The Cath­o­lic agenda for the Supreme Court

The Rev. Bernard Survil: The Cath­o­lic agenda for the Supreme Court


We hear a great deal about the Catholic Church’s agenda to overturn Roe v. Wade, with Judge Amy Coney Barrett as our latest agent to achieve it. President Donald Trump even said at the White House announcement of Judge Barrett as the nominee, “The Catholic Church is very well united on this. They are so thrilled that Amy was chosen.”

In reality, we will be thrilled when the Supreme Court upholds laws that care for people across the whole spectrum of life. As Catholics, our concerns include helping vulnerable and low-income people with health care, welcoming immigrants with dignity, and protecting our air, water, and climate. I see especially that the federal courts recently have stood in the way of policies to save lives by reducing pollution.

I am a priest who has been participating in the broad and deep Catholic mission in society for many decades. I have watched climate change grow as a moral concern for the church. Back in 1990, when I was pastoring a rural Guatemalan parish, St. Pope John Paul II declared that the “‘greenhouse effect’ has now reached crisis proportions as a consequence of industrial growth ... I wish to repeat that the ecological crisis is a moral issue.”

It is immoral and unimaginative that we still burn vast quantities of dirty fuel, leading to the deaths of 200,000 Americans each year from particulate pollution, largely from coal-fired power plants. At the same time, climate disruption is exacerbating wildfires and hurricanes, threatening lives and livelihoods on a grand scale. There is no reason we have to accept this loss of life as a matter of course while we have bountiful clean energy available. God gave humanity an abundant Earth that we might choose life, not death.

Pope Francis, following the moral leadership of his predecessors, issued the highest-level teaching — an encyclical called “Laudato Si” — five years ago about morality and ecology. He wrote clearly: “Climate change is a global problem with grave implications.”

The pope asserted the truth that should be evident to all of us: There is an urgent need to develop policies so that, in the next few years, the emission of carbon dioxide and other highly polluting gases can be drastically reduced, for example, substituting for fossil fuels and developing sources of renewable energy.

Pope Francis has boldly urged international cooperation on climate change. His encyclical “Laudato Si,” released six months before the 2015 Paris climate talks, was widely regarded as extremely influential to its success. The U.S. Catholic bishops echoed the popes on the grave moral threat of climate change, with a special focus on advocating for a policy called the Clean Power Plan. This plan provided the first-ever limits on carbon pollution from power plants and was the cornerstone of our nation’s commitment to the world in the Paris climate agreement.

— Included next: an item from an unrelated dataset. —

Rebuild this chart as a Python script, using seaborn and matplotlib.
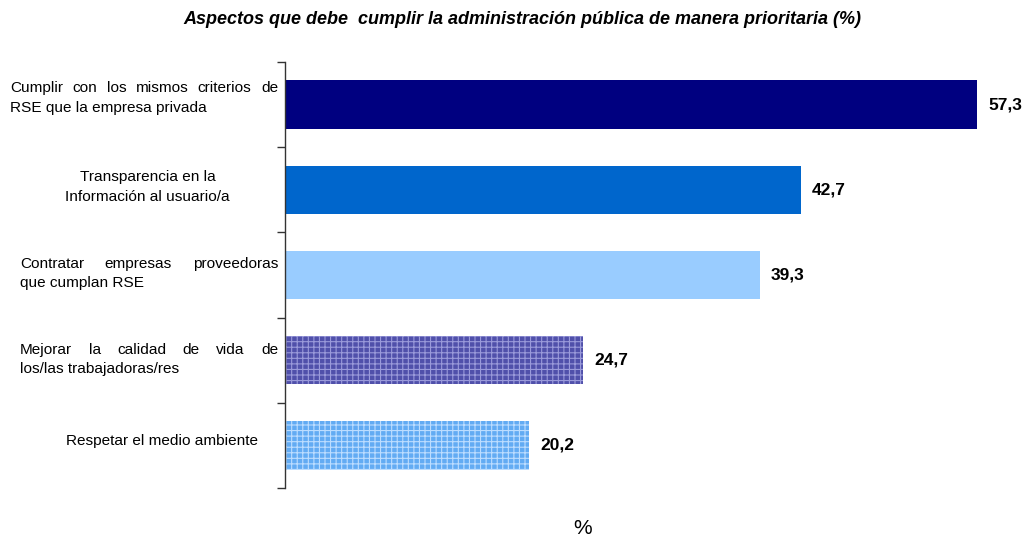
import matplotlib
matplotlib.use("Agg")
import matplotlib.pyplot as plt
from matplotlib.transforms import IdentityTransform
import seaborn as sns
import numpy as np

# Survey results
categorias = [
    "Cumplir con los mismos criterios de RSE que la empresa privada",
    "Transparencia en la Información al usuario/a",
    "Contratar empresas proveedoras que cumplan RSE",
    "Mejorar la calidad de vida de los/las trabajadoras/res",
    "Respetar el medio ambiente",
]
porcentajes = [57.3, 42.7, 39.3, 24.7, 20.2]
colores = ["#000080", "#0066CC", "#99CCFF", "#5050AA", "#62ABF3"]
tramas = [None, None, None, "+++", "+++"]
color_trama = [None, None, None, "#9A9ADA", "#BCDDFF"]

titulo = "Aspectos que debe  cumplir la administración pública de manera prioritaria (%)"
eje_x = "%"

sns.set_theme(style="white")
plt.rcParams["font.family"] = ["Liberation Sans", "DejaVu Sans"]
plt.rcParams["text.color"] = "black"
plt.rcParams["hatch.linewidth"] = 0.8

W, H = 1024, 543
fig = plt.figure(figsize=(W / 100, H / 100), dpi=100)
ax = fig.add_axes([285 / W, 1 - 488 / H, (1010 - 285) / W, (488 - 62) / H])

sns.barplot(x=porcentajes, y=categorias, hue=categorias, palette=colores,
            orient="h", width=0.57, legend=False, saturation=1, ax=ax)

for patch, trama, ct in zip(ax.patches, tramas, color_trama):
    patch.set_linewidth(0)
    if trama:
        patch.set_hatch(trama)
        patch.set_edgecolor(ct)

for cont in ax.containers:
    ax.bar_label(cont, fmt=lambda v: f"{v:.1f}".replace(".", ","),
                 padding=8, fontsize=12.5, fontweight="bold", color="black")

ax.set_xlim(0, 60)
ax.set_ylim(len(categorias) - 0.5, -0.5)
ax.set_yticks(np.arange(-0.5, len(categorias), 1))
ax.set_yticklabels([])
ax.set_xticks([])
ax.set_xlabel("")
ax.set_ylabel("")
ax.tick_params(axis="y", direction="out", length=6, width=1, color="#333333", left=True)
for s in ["top", "right", "bottom"]:
    ax.spines[s].set_visible(False)
ax.spines["left"].set_color("#333333")
ax.spines["left"].set_linewidth(1)

fig.text(522 / W, 1 - 20 / H, titulo, ha="center", va="center",
         fontsize=13, fontweight="bold", fontstyle="italic", color="black")
fig.text(583 / W, 1 - 528 / H, eje_x, ha="center", va="center", fontsize=15, color="black")

# Category labels, laid out in pixel coordinates
renderer = fig.canvas.get_renderer()
tf = IdentityTransform()
fs = 11.1

def linea_justificada(texto, x0, x1, y):
    palabras = texto.split()
    objs = [fig.text(0, H - y, p, transform=tf, fontsize=fs, va="center", ha="left",
                     color="black")
            for p in palabras]
    anchos = [o.get_window_extent(renderer).width for o in objs]
    hueco = (x1 - x0 - sum(anchos)) / (len(palabras) - 1)
    x = x0
    for o, a in zip(objs, anchos):
        o.set_x(x)
        x += a + hueco

def linea(texto, x, y, ha="left"):
    fig.text(x, H - y, texto, transform=tf, fontsize=fs, va="center", ha=ha, color="black")

linea_justificada("Cumplir con los mismos criterios de", 10, 278, 88)
linea("RSE que la empresa privada", 10, 108)
linea("Transparencia en la", 148, 177, "center")
linea("Información al usuario/a", 147, 197, "center")
linea_justificada("Contratar empresas proveedoras", 20, 278, 264)
linea("que cumplan RSE", 20, 283)
linea_justificada("Mejorar la calidad de vida de", 20, 278, 350)
linea("los/las trabajadoras/res", 20, 369)
linea("Respetar el medio ambiente", 162, 441, "center")

fig.savefig("out.png", dpi=100)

The Supreme Court, however, has at times been on the wrong side of history and morality. In a 5-4 decision in 2016, it put a surprising halt to the Clean Power Plan. Confusingly, this decision came several years after it ruled that the U.S. has a responsibility to regulate carbon pollution through the Clean Air Act.

In the near future, many other commonsense regulations to stabilize the climate and prevent deaths from pollution will come before the federal courts. These include the Clean Car Standards, Methane Pollution Standards, and Mercury and Air Toxics Standards, which together will save tens of thousands of lives from dirty particulate pollution and mercury poison in our air and water.

Recently, Pope Francis released his third encyclical, called “Fratelli Tutti: On Fraternity and Social Friendship.” In it, he addresses a range of life issues: building solidarity across the human family; protecting the poor, vulnerable and unborn; caring for immigrants; defending the environment; and ending war and the death penalty.

The Catholic mission is to protect all life. We must question if there is a political agenda behind reducing our teaching and our mission to simply overturning Roe v. Wade.

The Rev. Bernard Survil is active with the Association of U.S. Catholic Priests and is based in Greensburg.